Exercise directions:
Extract each line holding the word "this" from the entries.

Data shown:
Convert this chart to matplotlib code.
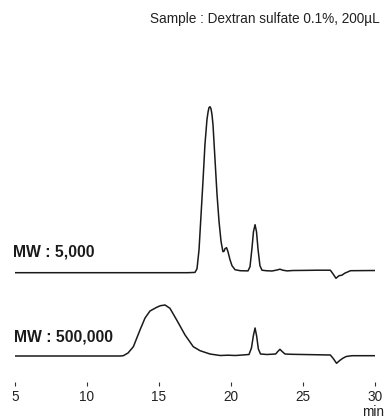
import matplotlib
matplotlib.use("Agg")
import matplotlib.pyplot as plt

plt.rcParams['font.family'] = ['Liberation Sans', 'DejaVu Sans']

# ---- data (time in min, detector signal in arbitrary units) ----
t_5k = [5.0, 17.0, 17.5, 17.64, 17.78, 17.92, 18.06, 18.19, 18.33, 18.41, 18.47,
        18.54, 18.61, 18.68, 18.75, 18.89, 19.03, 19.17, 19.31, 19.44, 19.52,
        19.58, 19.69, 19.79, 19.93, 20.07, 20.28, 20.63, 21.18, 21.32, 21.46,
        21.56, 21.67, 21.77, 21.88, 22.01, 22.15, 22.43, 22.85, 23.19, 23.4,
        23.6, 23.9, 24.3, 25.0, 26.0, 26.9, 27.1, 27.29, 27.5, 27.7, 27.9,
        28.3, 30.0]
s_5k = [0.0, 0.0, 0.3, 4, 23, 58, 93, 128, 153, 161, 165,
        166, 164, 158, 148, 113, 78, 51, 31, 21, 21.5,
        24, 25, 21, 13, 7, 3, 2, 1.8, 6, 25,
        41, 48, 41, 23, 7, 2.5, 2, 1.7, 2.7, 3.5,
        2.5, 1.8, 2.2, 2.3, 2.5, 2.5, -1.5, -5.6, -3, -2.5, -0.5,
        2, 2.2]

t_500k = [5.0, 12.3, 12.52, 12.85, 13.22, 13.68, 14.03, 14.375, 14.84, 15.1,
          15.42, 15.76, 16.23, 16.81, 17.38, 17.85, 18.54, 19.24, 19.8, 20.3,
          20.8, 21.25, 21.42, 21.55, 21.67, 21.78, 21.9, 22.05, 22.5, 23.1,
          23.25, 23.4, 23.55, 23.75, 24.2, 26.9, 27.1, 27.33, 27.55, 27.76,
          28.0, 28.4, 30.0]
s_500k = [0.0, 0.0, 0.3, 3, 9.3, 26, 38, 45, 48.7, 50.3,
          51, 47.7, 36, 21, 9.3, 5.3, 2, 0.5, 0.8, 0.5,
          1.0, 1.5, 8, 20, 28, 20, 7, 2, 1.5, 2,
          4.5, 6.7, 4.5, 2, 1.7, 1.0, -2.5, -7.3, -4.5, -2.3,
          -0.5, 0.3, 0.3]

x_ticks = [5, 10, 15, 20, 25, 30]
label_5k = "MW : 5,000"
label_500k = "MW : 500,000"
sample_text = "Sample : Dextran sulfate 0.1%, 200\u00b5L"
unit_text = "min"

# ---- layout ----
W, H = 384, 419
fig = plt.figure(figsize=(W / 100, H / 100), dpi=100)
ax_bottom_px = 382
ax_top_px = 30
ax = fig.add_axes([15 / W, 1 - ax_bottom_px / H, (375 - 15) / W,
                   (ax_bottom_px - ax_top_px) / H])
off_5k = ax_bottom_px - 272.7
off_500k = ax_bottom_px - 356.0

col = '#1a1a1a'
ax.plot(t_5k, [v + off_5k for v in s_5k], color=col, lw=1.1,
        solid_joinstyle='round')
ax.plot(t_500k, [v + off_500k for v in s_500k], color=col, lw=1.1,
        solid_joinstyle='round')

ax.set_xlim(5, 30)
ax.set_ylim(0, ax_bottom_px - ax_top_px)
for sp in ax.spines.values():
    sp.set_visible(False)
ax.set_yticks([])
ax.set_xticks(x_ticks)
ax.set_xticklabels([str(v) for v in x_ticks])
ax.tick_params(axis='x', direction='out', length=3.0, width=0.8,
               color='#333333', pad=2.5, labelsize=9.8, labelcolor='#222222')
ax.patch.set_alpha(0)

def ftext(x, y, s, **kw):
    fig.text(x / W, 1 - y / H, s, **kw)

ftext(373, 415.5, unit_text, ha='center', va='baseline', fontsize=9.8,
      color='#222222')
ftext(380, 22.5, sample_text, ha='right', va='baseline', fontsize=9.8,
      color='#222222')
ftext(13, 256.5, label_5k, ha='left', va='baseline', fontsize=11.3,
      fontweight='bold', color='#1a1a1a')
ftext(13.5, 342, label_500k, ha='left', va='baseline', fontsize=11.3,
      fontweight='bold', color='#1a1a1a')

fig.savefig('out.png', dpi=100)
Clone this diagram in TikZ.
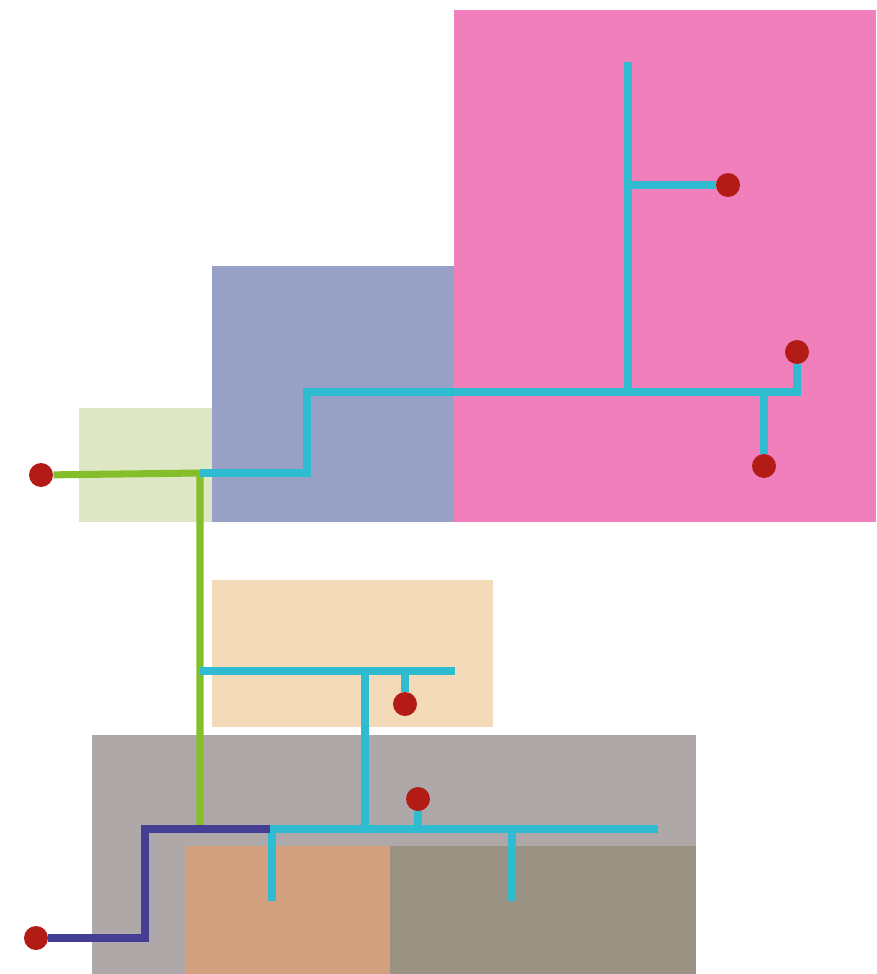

Output of the exercise:
Convert this chart to matplotlib code.
Clone this diagram in TikZ.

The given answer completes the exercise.